The LC emphasised that the Commissioner was obliged to assess the nature of the misconduct in question and determine if the misconduct of the employee could be said to be of gross nature. Once that assessment was made, the Commissioner would have reached the invariable conclusion that the misconduct in question was of such gross nature as to negatively impact on a sustainable employment relationship, the sanction of dismissal would have been appropriate. The Commissioner had failed to consider the totality of the circumstances when considering the appropriateness of the sanction of dismissal.

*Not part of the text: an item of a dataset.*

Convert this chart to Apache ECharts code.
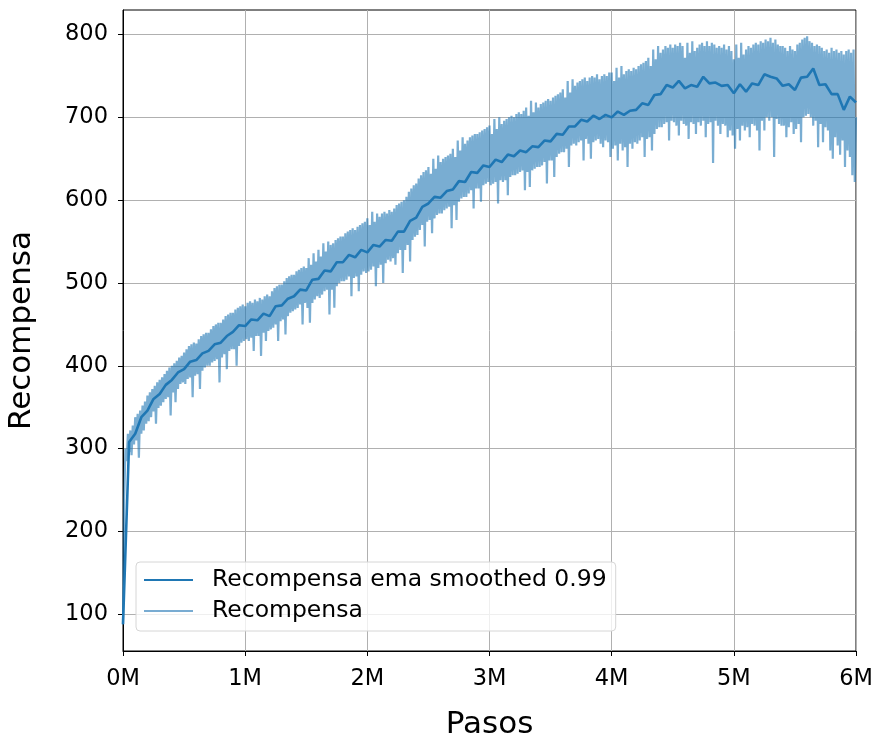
<!DOCTYPE html>
<html>
<head>
<meta charset="utf-8">
<script src="https://cdn.jsdelivr.net/npm/echarts@6/dist/echarts.min.js"></script>
<style>
  html, body { margin: 0; padding: 0; background: #fff; }
  #main { width: 876px; height: 740px; }
</style>
</head>
<body>
<div id="main"></div>
<script>
// pasos entre muestras
var rawStep = 10000;
var smoothStep = 50000;

// recompensa cruda, una muestra cada 10k pasos (0 .. 6M)
var rawReward = [
  88, 240, 300, 285, 318, 296, 322, 292, 328, 305,
  338, 310, 342, 289, 346, 318, 352, 322, 357, 330,
  364, 333, 368, 338, 372, 345, 376, 330, 380, 349,
  383, 352, 386, 356, 390, 360, 394, 362, 398, 340,
  400, 368, 403, 356, 406, 372, 410, 378, 412, 380,
  416, 378, 420, 384, 424, 386, 426, 362, 428, 388,
  427, 390, 432, 372, 436, 394, 438, 398, 440, 400,
  440, 400, 444, 404, 448, 406, 450, 408, 452, 380,
  452, 410, 456, 414, 460, 396, 462, 418, 464, 420,
  464, 420, 468, 400, 470, 424, 472, 428, 474, 430,
  472, 432, 476, 430, 478, 434, 476, 418, 480, 436,
  478, 436, 482, 412, 480, 440, 484, 430, 486, 442,
  484, 444, 490, 446, 494, 450, 496, 430, 498, 454,
  498, 456, 502, 438, 506, 460, 508, 464, 510, 466,
  510, 468, 514, 470, 516, 474, 518, 450, 520, 476,
  518, 470, 530, 452, 522, 476, 536, 480, 526, 484,
  540, 482, 532, 486, 548, 490, 538, 492, 550, 462,
  546, 492, 548, 470, 552, 496, 554, 500, 556, 502,
  556, 502, 560, 504, 562, 508, 564, 484, 566, 506,
  564, 508, 568, 490, 570, 510, 572, 514, 574, 512,
  578, 514, 570, 516, 586, 520, 574, 496, 584, 518,
  580, 522, 584, 500, 586, 524, 584, 528, 588, 526,
  586, 530, 590, 522, 594, 536, 596, 540, 598, 512,
  600, 540, 604, 546, 610, 526, 614, 552, 618, 556,
  620, 558, 626, 564, 630, 570, 634, 544, 636, 574,
  640, 576, 632, 560, 650, 578, 638, 582, 654, 584,
  646, 584, 650, 588, 652, 590, 654, 592, 656, 566,
  662, 594, 652, 576, 672, 598, 660, 602, 676, 604,
  668, 604, 672, 608, 676, 612, 678, 590, 680, 614,
  680, 614, 682, 598, 684, 618, 686, 620, 688, 622,
  690, 618, 680, 620, 698, 622, 686, 596, 700, 624,
  692, 622, 696, 624, 698, 606, 700, 628, 702, 630,
  700, 630, 704, 632, 706, 634, 704, 636, 708, 612,
  712, 634, 702, 616, 720, 636, 706, 638, 718, 640,
  712, 640, 716, 642, 718, 646, 720, 620, 722, 648,
  720, 648, 724, 628, 726, 652, 728, 656, 730, 658,
  734, 658, 724, 662, 744, 640, 730, 666, 746, 668,
  738, 666, 742, 670, 744, 672, 746, 648, 748, 674,
  744, 668, 748, 650, 750, 670, 748, 672, 752, 674,
  746, 668, 750, 664, 752, 672, 750, 670, 754, 652,
  754, 662, 744, 666, 760, 648, 748, 668, 762, 660,
  752, 664, 756, 640, 758, 668, 756, 662, 760, 670,
  758, 668, 762, 672, 764, 676, 766, 652, 768, 674,
  772, 676, 762, 660, 782, 680, 770, 686, 786, 688,
  778, 688, 782, 692, 786, 694, 784, 672, 788, 696,
  784, 694, 788, 690, 786, 678, 790, 696, 786, 692,
  772, 690, 790, 674, 778, 694, 792, 692, 780, 680,
  784, 694, 788, 690, 790, 696, 786, 676, 792, 692,
  786, 694, 790, 645, 788, 696, 784, 690, 786, 680,
  784, 692, 788, 690, 782, 676, 786, 684, 780, 678,
  770, 662, 788, 686, 772, 672, 790, 690, 776, 684,
  782, 688, 786, 676, 784, 692, 788, 690, 790, 684,
  788, 660, 792, 696, 790, 684, 794, 700, 792, 696,
  796, 700, 790, 652, 794, 698, 788, 692, 786, 690,
  786, 690, 784, 676, 780, 688, 786, 694, 782, 680,
  780, 686, 788, 692, 790, 670, 794, 700, 796, 702,
  798, 704, 792, 700, 790, 690, 786, 696, 788, 664,
  786, 692, 784, 670, 780, 688, 782, 684, 778, 660,
  784, 650, 780, 676, 782, 666, 778, 655, 780, 672,
  776, 640, 780, 660, 782, 652, 778, 630, 782, 622,
  700
];

// recompensa suavizada (ema 0.99), una muestra cada 50k pasos
var smoothReward = [
  88, 308, 318, 338, 346, 360, 366, 377, 383, 392,
  396, 405, 407, 415, 418, 426, 428, 436, 441, 449,
  448, 456, 455, 463, 460, 472, 473, 481, 484, 492,
  491, 504, 505, 515, 514, 525, 525, 534, 531, 540,
  537, 546, 544, 552, 551, 562, 562, 575, 579, 592,
  596, 604, 603, 611, 613, 623, 622, 634, 633, 642,
  640, 649, 646, 655, 653, 660, 658, 665, 664, 672,
  671, 680, 679, 689, 689, 697, 695, 702, 698, 703,
  700, 707, 703, 708, 709, 717, 715, 727, 728, 739,
  736, 744, 735, 739, 737, 749, 741, 742, 738, 739,
  729, 740, 731, 741, 739, 752, 749, 747, 738, 740,
  733, 748, 749, 759, 739, 740, 728, 728, 709, 725,
  718
];

var yTicks = [100, 200, 300, 400, 500, 600, 700, 800];

var rawData = rawReward.map(function (v, i) { return [i * rawStep, v]; });
var smoothData = smoothReward.map(function (v, i) { return [i * smoothStep, v]; });

var font = 'DejaVu Sans';
var myChart = echarts.init(document.getElementById('main'), null, { renderer: 'canvas' });

var option = {
    backgroundColor: '#fff',
    animation: false,
    grid: {
        left: 123,
        right: 20,
        top: 10,
        bottom: 89,
        outerBoundsMode: 'none',
        show: true,
        borderColor: '#000',
        borderWidth: 1,
        backgroundColor: 'transparent'
    },
    legend: {
        orient: 'vertical',
        left: 136,
        top: 562,
        data: ['Recompensa ema smoothed 0.99', 'Recompensa'],
        icon: 'rect',
        itemWidth: 49,
        itemHeight: 2,
        itemGap: 7,
        padding: [6, 9, 8, 8],
        backgroundColor: 'rgba(255,255,255,0.8)',
        borderColor: '#d6d6d6',
        borderWidth: 1,
        borderRadius: 4,
        textStyle: {
            fontFamily: font,
            fontSize: 23.5,
            color: '#000',
            padding: [0, 0, 0, 14]
        }
    },
    xAxis: {
        type: 'value',
        min: 0,
        max: 6000000,
        interval: 1000000,
        name: 'Pasos',
        nameLocation: 'middle',
        nameGap: 58,
        nameTextStyle: { fontFamily: font, fontSize: 31, color: '#000' },
        axisLine: { show: true, onZero: false, lineStyle: { color: '#000', width: 1 } },
        axisTick: { show: true, length: 5, lineStyle: { color: '#000' } },
        axisLabel: {
            fontFamily: font,
            fontSize: 22.5,
            color: '#000',
            margin: 17,
            formatter: function (v) { return (v / 1000000) + 'M'; }
        },
        splitLine: { show: true, lineStyle: { color: '#b0b0b0', width: 1 } }
    },
    yAxis: {
        type: 'value',
        min: 55.7,
        max: 829.6,
        name: 'Recompensa',
        nameLocation: 'middle',
        nameGap: 86,
        nameTextStyle: { fontFamily: font, fontSize: 31, color: '#000' },
        axisLine: { show: true, onZero: false, lineStyle: { color: '#000', width: 1 } },
        axisTick: { show: true, length: 5, customValues: yTicks, lineStyle: { color: '#000' } },
        axisLabel: {
            fontFamily: font,
            fontSize: 22.5,
            color: '#000',
            margin: 15,
            customValues: yTicks
        },
        splitLine: { show: true, lineStyle: { color: '#b0b0b0', width: 1 } }
    },
    series: [
        {
            name: 'Recompensa',
            type: 'line',
            data: rawData,
            showSymbol: false,
            symbol: 'none',
            z: 2,
            lineStyle: { color: '#1f77b4', opacity: 0.6, width: 2.2, join: 'miter' },
            itemStyle: { color: '#79acd2' }
        },
        {
            name: 'Recompensa ema smoothed 0.99',
            type: 'line',
            data: smoothData,
            showSymbol: false,
            symbol: 'none',
            z: 3,
            lineStyle: { color: '#1f77b4', width: 2.6 },
            itemStyle: { color: '#1f77b4' }
        }
    ]
};

myChart.setOption(option);
</script>
</body>
</html>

Ultimately, the LC held that the dismissal of the employee was appropriate given the fact that:
a. he was aware that he was in contact with a person who had tested positive for Covid ‑19 and had himself experienced symptoms;
b. he had endangered the lives of everyone at the workplace including his colleagues, their families and communities;
c. he was a member of the ‘Coronavirus Site Committee’, he should have easily recognised his Covid-19 symptoms and should have known what to do when in contact with exposed to someone who had tested positive for Covid-19;
d. his conduct was inconsiderate and nonchalant in that he ignored all health and safety protocols in the workplace;
e. he walked around the workplace without a mask and hugging colleagues, thereby placing everyone he had been in contact with at great risk;
f. he did not show any form of contrition on his part. He was also dishonest in that he sought to conceal the date upon which he received his Covid-19 test results.
The LC concluded that at no point was the employee victimised. In fact, all the evidence put forward by the employer pointed to the employee being grossly negligent, reckless and dishonest. Therefore, a trust and working relationship between the employer and employer could no longer be sustainable.
The LC set aside the Commissioner’s award and held that the employee’s dismissal was substantively fair.
Importance of the case
This case emphasises the obligation placed on employees to always abide by Covid-19 health and safety protocols in the workplace, as the failure to do so may result in termination of their employment.